INTERNACIONAL
07/08/2010
Perto de eleição, Chávez recorre ao Brasil para conter falta de comida
Dependência. Único país da América Latina sob o risco de enfrentar retração econômica este ano, Venezuela aumenta importações de produtos básicos do Brasil para frear desabastecimento; projeções indicam que a inflação pode chegar à casa dos 40% em 2010
Renato Andrade e Patrícia Campos Mello – O Estado de S.Paulo
O presidente da Venezuela, Hugo Chávez, vem aumentando a compra de alimentos do Brasil para evitar uma escalada do desabastecimento no país. Faltando 50 dias para as eleições parlamentares de 26 de setembro, a pauta de exportações brasileiras para o vizinho evidencia, em números, a estratégia adotada por Caracas e reforça os sinais de deterioração da economia venezuelana.
Os \”Mercales\”, mercados comunitários instalados por Chávez, estão tomados por produtos brasileiros. O frango, por exemplo, é quase todo importado do Brasil. Todos os produtos são subsidiados e há enormes filas nos dias em que chega carne e frango. \”As duas coisas acabam assim que chegam\”, disse a atendente de um Mercal da favela de Antímano.
De janeiro a junho, a venda de produtos, como carnes congeladas, animais vivos, açúcar e café, lideraram a lista de exportações brasileiras para a Venezuela. De acordo com dados do Ministério do Desenvolvimento, Indústria e Comércio Exterior, esses produtos responderam por 37% de tudo o que o Brasil exportou para os venezuelanos no primeiro semestre.
A venda de gado vivo subiu 84% na comparação entre o que foi vendido nos primeiros seis meses de 2010 e o volume comercializado na primeira metade do ano passado. No caso do açúcar, o aumento é ainda mais impressionante. O volume exportado cresceu quase 700% no período.

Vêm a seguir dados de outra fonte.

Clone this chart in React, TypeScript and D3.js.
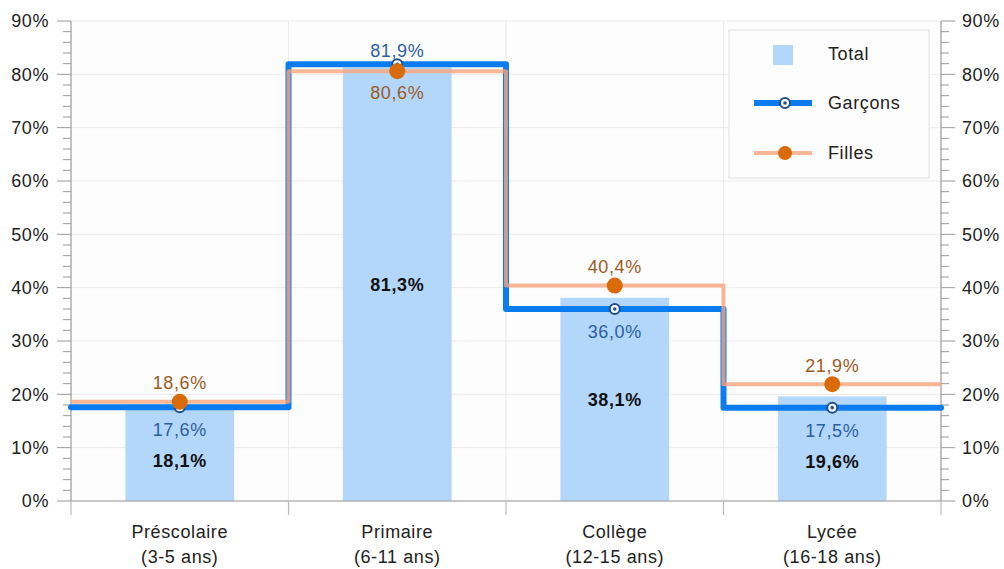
import React from "react";
import * as d3 from "d3";

const categories = ["Préscolaire", "Primaire", "Collège", "Lycée"];
const ageRanges = ["(3-5 ans)", "(6-11 ans)", "(12-15 ans)", "(16-18 ans)"];
const total = [18.1, 81.3, 38.1, 19.6];
const garcons = [17.6, 81.9, 36.0, 17.5];
const filles = [18.6, 80.6, 40.4, 21.9];
const yTicks = [0, 10, 20, 30, 40, 50, 60, 70, 80, 90];
const minorTicks = d3.range(0, 91, 2);

const W = 1004;
const H = 569;
const m = { left: 71, right: 63, top: 21, bottom: 68 };
const FONT = "Arial, 'Liberation Sans', sans-serif";
const FS = 18;
const LS = 0.6;
const FILLES_LINE = "#faa47c";
const FILLES_OP = 0.8;

const fmt = (v: number) => v.toFixed(1).replace(".", ",") + "%";

export default function App() {
  const x = d3
    .scaleBand<string>()
    .domain(categories)
    .range([m.left, W - m.right])
    .paddingInner(0)
    .paddingOuter(0);
  const y = d3.scaleLinear().domain([0, 90]).range([H - m.bottom, m.top]);
  const bw = x.bandwidth();
  const x0 = m.left;
  const x1 = W - m.right;

  const stepLine = (vals: number[]) => {
    const pts: [number, number][] = vals.map((v, i) => [x(categories[i])!, y(v)]);
    pts.push([x1, y(vals[vals.length - 1])]);
    return d3.line().curve(d3.curveStepAfter)(pts) || "";
  };

  const cx = (i: number) => x(categories[i])! + bw / 2;

  return (
    <svg
      width={W}
      height={H}
      style={{ position: "absolute", left: 0, top: 0, fontFamily: FONT, letterSpacing: LS }}
    >
      <rect x={0} y={0} width={W} height={H} fill="#fff" />
      <rect x={x0} y={m.top} width={x1 - x0} height={y(0) - m.top} fill="#fdfdfd" />
      {/* gridlines */}
      {yTicks.map((t) => (
        <line key={"g" + t} x1={x0} x2={x1} y1={y(t)} y2={y(t)} stroke="#ebebeb" strokeWidth={1} />
      ))}
      {categories.slice(1).map((c) => (
        <line key={"vg" + c} x1={x(c)!} x2={x(c)!} y1={m.top} y2={y(0)} stroke="#ebebeb" strokeWidth={1} />
      ))}
      {/* bars */}
      {total.map((v, i) => (
        <rect
          key={"b" + i}
          x={cx(i) - bw / 4}
          width={bw / 2}
          y={y(v)}
          height={y(0) - y(v)}
          fill="#b3d7fb"
        />
      ))}
      {/* axes */}
      <line x1={x0} x2={x0} y1={m.top} y2={y(0)} stroke="#999" strokeWidth={1.2} />
      <line x1={x1} x2={x1} y1={m.top} y2={y(0)} stroke="#999" strokeWidth={1.2} />
      {minorTicks.map((t) => {
        const major = t % 10 === 0;
        return (
          <g key={"mt" + t}>
            <line x1={x0 - (major ? 14 : 8)} x2={x0} y1={y(t)} y2={y(t)} stroke="#999" strokeWidth={1} />
            <line x1={x1} x2={x1 + (major ? 14 : 8)} y1={y(t)} y2={y(t)} stroke="#999" strokeWidth={1} />
          </g>
        );
      })}
      {yTicks.map((t) => (
        <g key={"yl" + t} fontSize={FS} fill="#222">
          <text x={x0 - 22} y={y(t)} dy="0.35em" textAnchor="end">
            {t}%
          </text>
          <text x={x1 + 21} y={y(t)} dy="0.35em" textAnchor="start">
            {t}%
          </text>
        </g>
      ))}
      <line x1={x0} x2={x1} y1={y(0)} y2={y(0)} stroke="#999" strokeWidth={1.2} />
      {[...categories.map((c) => x(c)!), x1].map((px, i) => (
        <line key={"xt" + i} x1={px} x2={px} y1={y(0)} y2={y(0) + 14} stroke="#bbb" strokeWidth={1.2} />
      ))}
      {categories.map((c, i) => (
        <g key={"xl" + c} fontSize={FS} fill="#222" textAnchor="middle">
          <text x={cx(i)} y={538}>
            {c}
          </text>
          <text x={cx(i)} y={563}>
            {ageRanges[i]}
          </text>
        </g>
      ))}
      {/* lines */}
      <path d={stepLine(garcons)} fill="none" stroke="#0a7cf0" strokeWidth={6} strokeLinejoin="round" strokeLinecap="round" />
      <path d={stepLine(filles)} fill="none" stroke={FILLES_LINE} strokeOpacity={FILLES_OP} strokeWidth={4} strokeLinejoin="round" />
      {/* markers */}
      {garcons.map((v, i) => (
        <g key={"gm" + i}>
          <circle cx={cx(i)} cy={y(v)} r={5} fill="#fff" stroke="#1f4e8c" strokeWidth={2} />
          <circle cx={cx(i)} cy={y(v)} r={1.8} fill="#1f4e8c" />
        </g>
      ))}
      {filles.map((v, i) => (
        <circle key={"fm" + i} cx={cx(i)} cy={y(v)} r={8} fill="#d96b0b" />
      ))}
      {/* value labels */}
      {garcons.map((v, i) => {
        const above = v > filles[i];
        return (
          <text
            key={"gl" + i}
            x={cx(i)}
            y={above ? y(v) - 14 : y(v) + 23}
            dy="0.35em"
            textAnchor="middle"
            fontSize={FS}
            fill="#2c5f9e"
          >
            {fmt(v)}
          </text>
        );
      })}
      {filles.map((v, i) => {
        const above = v >= garcons[i];
        return (
          <text
            key={"fl" + i}
            x={cx(i)}
            y={above ? y(v) - 19 : y(v) + 22}
            dy="0.35em"
            textAnchor="middle"
            fontSize={FS}
            fill="#9c5a1f"
          >
            {fmt(v)}
          </text>
        );
      })}
      {total.map((v, i) => {
        const mid = (y(v) + y(0)) / 2;
        const gLabelCenter = garcons[i] > filles[i] ? y(garcons[i]) - 14 : y(garcons[i]) + 23;
        const c = Math.max(mid, gLabelCenter + 31);
        return (
          <text key={"tl" + i} x={cx(i)} y={c} dy="0.35em" textAnchor="middle" fontSize={FS} fontWeight="bold" fill="#111">
            {fmt(v)}
          </text>
        );
      })}
      {/* legend */}
      <g>
        <rect x={729} y={30} width={200} height={148} fill="#fdfdfd" stroke="#e0e0e0" strokeWidth={1} />
        <rect x={773} y={45} width={20} height={20} fill="#b3d7fb" />
        <text x={828} y={54} dy="0.35em" fontSize={FS} fill="#222">Total</text>
        <line x1={754} x2={812} y1={103} y2={103} stroke="#0a7cf0" strokeWidth={6} />
        <circle cx={785} cy={103} r={5} fill="#fff" stroke="#1f4e8c" strokeWidth={2} />
        <circle cx={785} cy={103} r={1.8} fill="#1f4e8c" />
        <text x={828} y={103} dy="0.35em" fontSize={FS} fill="#222">Garçons</text>
        <line x1={754} x2={812} y1={153} y2={153} stroke={FILLES_LINE} strokeOpacity={FILLES_OP} strokeWidth={4} />
        <circle cx={785} cy={153} r={7} fill="#d96b0b" />
        <text x={828} y={153} dy="0.35em" fontSize={FS} fill="#222">Filles</text>
      </g>
    </svg>
  );
}
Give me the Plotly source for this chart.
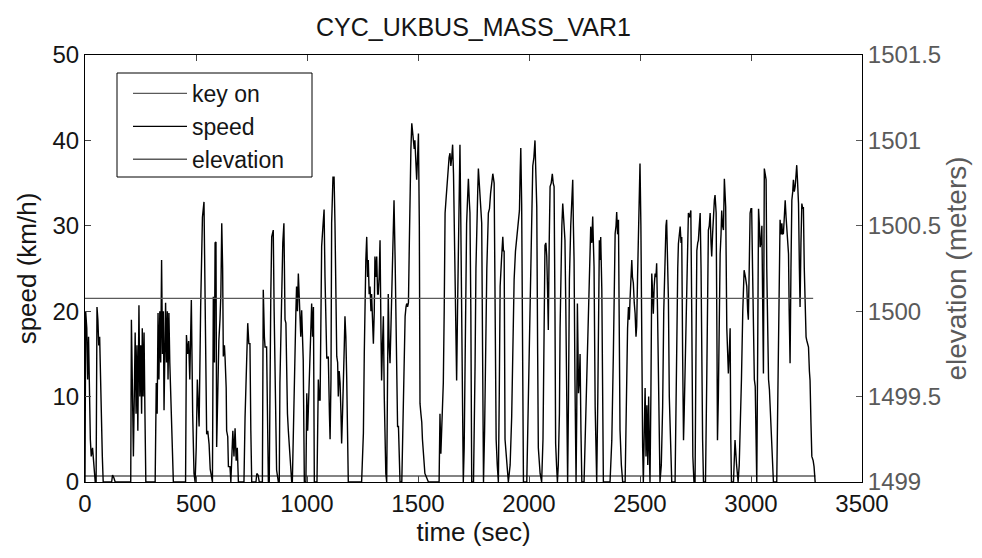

Único país da América Latina que pode amargar uma retração econômica este ano, a Venezuela tem enfrentado uma diminuição nos investimentos e na produção de petróleo – sua principal fonte de receita -, além de uma disparada dos preços. Projeções indicam que a inflação pode chegar este ano à casa dos 40%, depois de registrar 27% em 2009.
Tradicional importadora de alimentos, a situação venezuelana se agravou ao longo dos últimos anos em razão das constantes intervenções do governo chavista. Um levantamento feito pelo Estado sobre o comportamento das exportações brasileiras para a Venezuela, de 2007 até o primeiro semestre de 2010, revela um movimento claro de aumento da venda de alimentos em detrimento de produtos manufaturados, como automóveis e aparelhos de telefonia celular.
Disparada. Os dados sobre as exportações de café e milho em grão são dois bons exemplos dessa trajetória. Em 2007 e 2008, o Brasil não vendeu um grão sequer de café para os venezuelanos. No ano passado, o produto já apareceu em 15.º lugar na pauta de exportações, respondendo por 1,01% do total vendido para Caracas. Na primeira metade deste ano, ele ocupava a quinta posição, o equivalente a 2,82% da pauta.
No caso do milho em grão, o comportamento é ainda mais simbólico. Não há registro de venda do produto entre 2007 e 2009. Este ano, entretanto, o milho em grão já ocupa a nona posição. Em termos de volume, isto representa 117,8 mil toneladas embarcadas para a Venezuela.
Ao mesmo tempo, a venda de automóveis e celulares desapareceu. No topo da lista em 2007, com vendas respondendo por 19,4% do total exportado para a Venezuela naquele ano, estes dois produtos simplesmente sumiram da pauta na primeira metade de 2010.
Nos mercados subsidiados montados pelo governo venezuelano, costuma faltar todos os tipos de produtos básicos: manteiga, margarina, óleo, papel higiênico e maionese. Uma das indústrias locais fabricantes de óleo, a Empresas Diana, foi nacionalizada por Chávez e, agora, suas fábricas têm faixas com os dizeres \”Feito no socialismo\”, na entrada.
Eleições. A escassez e a alta dos preços de alimentos são perigosas para Chávez por causa da proximidade das eleições. Quem mais sofre com o problema é a população mais pobre, base eleitoral do líder venezuelano. Segundo a Câmara de Comércio e Indústria Venezuelano-Brasileira, os exportadores brasileiros de produtos básicos têm recebido até pagamento adiantado, enquanto outros setores enfrentam atrasos. Tudo para que não falte frango em ano eleitoral.